How so? Well, consider that it's difficult to make a small steam engine--and was far more difficult to do so 100 years ago. Large factories were built to take advantage of available horsepower, and people began to assume that fine specialization and massive economies of scale were the norm.
(interestingly, the diesel engine was Rudolf Diesel's attempt to provide an engine for smaller factories, overcoming efficiencies of scale)
Now certainly this works well in some areas. As Smith tells us, it's hard to make good pins without making a few thousand (or million) of them. However, it's easy to overstate the benefits, as the example of public transit makes clear.
Two really horrendous mis-applications of "economies of scale," in my opinion, are schools and churches. The logic appears sound; why not let those who are best at teaching or preaching do that full-time? Why not allow teachers, or senior pastors, to concentrate on mathematics, history, or preaching, and relieve them of other tasks?
The results, though, are clear; the one room schoolhouse delivered the equivalent of an associate's degree in only eight years of schooling, and Willow Creek Church near Chicago has just admitted that they've done a far better job of filling pews than of making disciples.

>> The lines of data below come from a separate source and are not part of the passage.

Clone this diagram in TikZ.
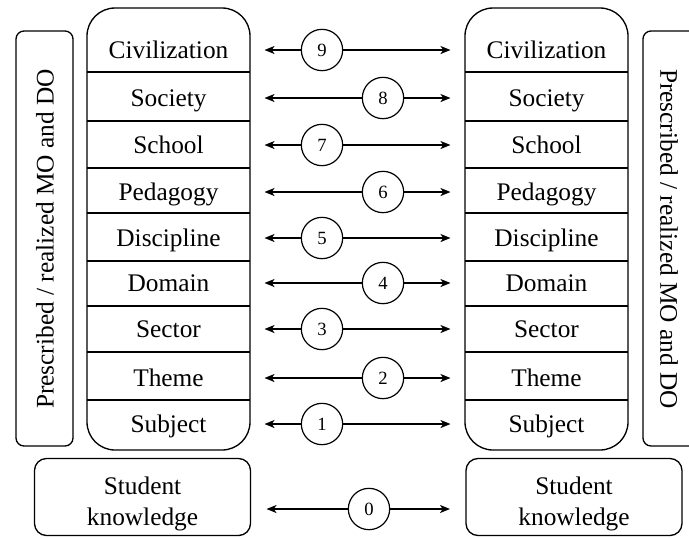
\documentclass[tikz,border=0pt]{standalone}
\usepackage{fontspec}
\setmainfont{Liberation Serif}
\usetikzlibrary{arrows.meta}

\begin{document}
\begin{tikzpicture}[x=0.75pt,y=-0.75pt,
		lvl/.style={minimum width=122pt,inner sep=0pt,outer xsep=11pt,text height=14pt,text depth=2pt,font=\fontsize{19}{23}\selectfont},
		num/.style={circle,draw,fill=white,line width=0.9pt,minimum size=31pt,inner sep=0pt,font=\fontsize{14}{16}\selectfont},
		link/.style={line width=1.2pt,-{Stealth[length=7.5pt,width=6pt,inset=2pt]}},
		studbox/.style={draw,line width=1pt,rounded corners=9pt,minimum width=162pt,minimum height=57pt,align=center,outer xsep=12pt,font=\fontsize{19}{23}\selectfont},
		side/.style={font=\fontsize{19}{23}\selectfont}]
		\useasboundingbox (0,0) rectangle (689,537);
		%%%%% START %%%%%
		\draw[line width=1pt,rounded corners=6pt] (16,31) rectangle (73,446);
		\node[side,rotate=90] (lside) at (45,239) {Prescribed / realized MO and DO};
		\draw[line width=1pt,rounded corners=6pt] (643,31) rectangle (700,446);
		\node[side,rotate=-90] (rside) at (669,239) {Prescribed / realized MO and DO};
		
		\draw[line width=1pt,rounded corners=21pt] (87,8) rectangle (250,450);
		\draw[line width=1.2pt] (87,72) -- (250,72);
		\draw[line width=1.2pt] (87,121) -- (250,121);
		\draw[line width=1.2pt] (87,168) -- (250,168);
		\draw[line width=1.2pt] (87,213) -- (250,213);
		\draw[line width=1.2pt] (87,261) -- (250,261);
		\draw[line width=1.2pt] (87,306) -- (250,306);
		\draw[line width=1.2pt] (87,352) -- (250,352);
		\draw[line width=1.2pt] (87,400) -- (250,400);
		
		\draw[line width=1pt,rounded corners=21pt] (465,8) rectangle (628,450);
		\draw[line width=1.2pt] (465,72) -- (628,72);
		\draw[line width=1.2pt] (465,121) -- (628,121);
		\draw[line width=1.2pt] (465,168) -- (628,168);
		\draw[line width=1.2pt] (465,213) -- (628,213);
		\draw[line width=1.2pt] (465,261) -- (628,261);
		\draw[line width=1.2pt] (465,306) -- (628,306);
		\draw[line width=1.2pt] (465,352) -- (628,352);
		\draw[line width=1.2pt] (465,400) -- (628,400);
		
		\node[lvl] (lciv) at (168.5,50) {Civilization};
		\node[lvl] (lsoc) at (168.5,98) {Society};
		\node[lvl] (lsch) at (168.5,145) {School};
		\node[lvl] (lped) at (168.5,192) {Pedagogy};
		\node[lvl] (ldis) at (168.5,238) {Discipline};
		\node[lvl] (ldom) at (168.5,283) {Domain};
		\node[lvl] (lsec) at (168.5,329) {Sector};
		\node[lvl] (lthe) at (168.5,378) {Theme};
		\node[lvl] (lsub) at (168.5,424) {Subject};
		
		\node[lvl] (rciv) at (546.5,50) {Civilization};
		\node[lvl] (rsoc) at (546.5,98) {Society};
		\node[lvl] (rsch) at (546.5,145) {School};
		\node[lvl] (rped) at (546.5,192) {Pedagogy};
		\node[lvl] (rdis) at (546.5,238) {Discipline};
		\node[lvl] (rdom) at (546.5,283) {Domain};
		\node[lvl] (rsec) at (546.5,329) {Sector};
		\node[lvl] (rthe) at (546.5,378) {Theme};
		\node[lvl] (rsub) at (546.5,424) {Subject};
		
		% strut pushes the two lines a little lower in the box
		\node[studbox] (lstud) at (142.5,497) {\rule{0pt}{24pt}Student\\knowledge};
		\node[studbox] (rstud) at (574,497) {\rule{0pt}{24pt}Student\\knowledge};
		
		\node[num] (n9) at (322,50) {9};
		\node[num] (n8) at (383,98) {8};
		\node[num] (n7) at (322,145) {7};
		\node[num] (n6) at (383,192) {6};
		\node[num] (n5) at (322,238) {5};
		\node[num] (n4) at (383,283) {4};
		\node[num] (n3) at (322,329) {3};
		\node[num] (n2) at (383,378) {2};
		\node[num] (n1) at (322,424) {1};
		\node[num] (n0) at (369,509) {0};
		
		\draw[link] (n9) -- (lciv); \draw[link] (n9) -- (rciv);
		\draw[link] (n8) -- (lsoc); \draw[link] (n8) -- (rsoc);
		\draw[link] (n7) -- (lsch); \draw[link] (n7) -- (rsch);
		\draw[link] (n6) -- (lped); \draw[link] (n6) -- (rped);
		\draw[link] (n5) -- (ldis); \draw[link] (n5) -- (rdis);
		\draw[link] (n4) -- (ldom); \draw[link] (n4) -- (rdom);
		\draw[link] (n3) -- (lsec); \draw[link] (n3) -- (rsec);
		\draw[link] (n2) -- (lthe); \draw[link] (n2) -- (rthe);
		\draw[link] (n1) -- (lsub); \draw[link] (n1) -- (rsub);
		\draw[link] (n0) -- (n0 -| lstud.east); \draw[link] (n0) -- (n0 -| rstud.west);
		%%%%% END %%%%%
	\end{tikzpicture}
\end{document}
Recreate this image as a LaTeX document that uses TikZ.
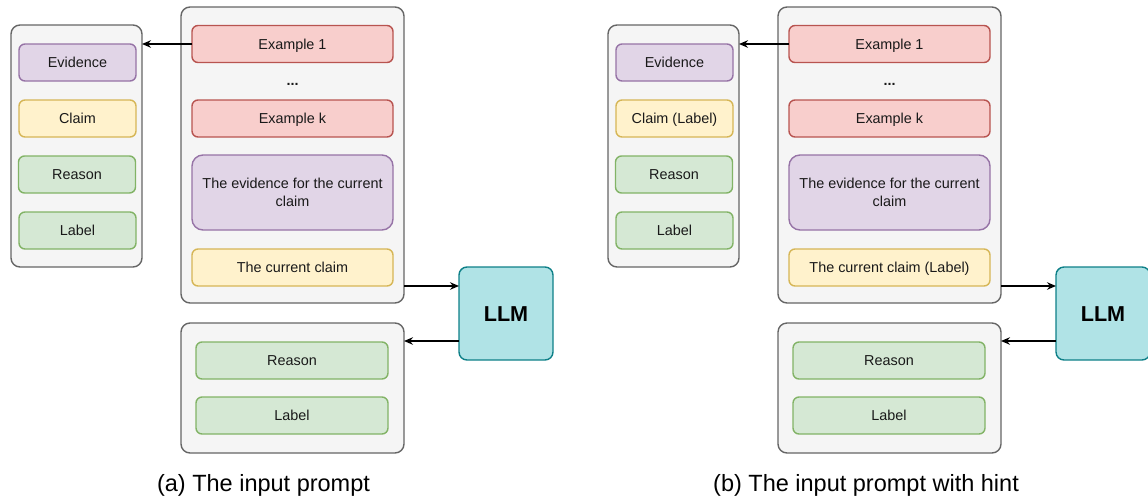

It turns out that real education requires far fewer subjects than you'd believe when looking at a typical high school or college coursebook, and making disciples means a little bit more than sitting them in a pew and talking to them, or putting them in a program.
Again, it's probably not something that's going to be a popular message among those who yearn for positions where a single dumb mistake could, as Dave Barry noted, consign thousands of men to joblessness. And yet it is true.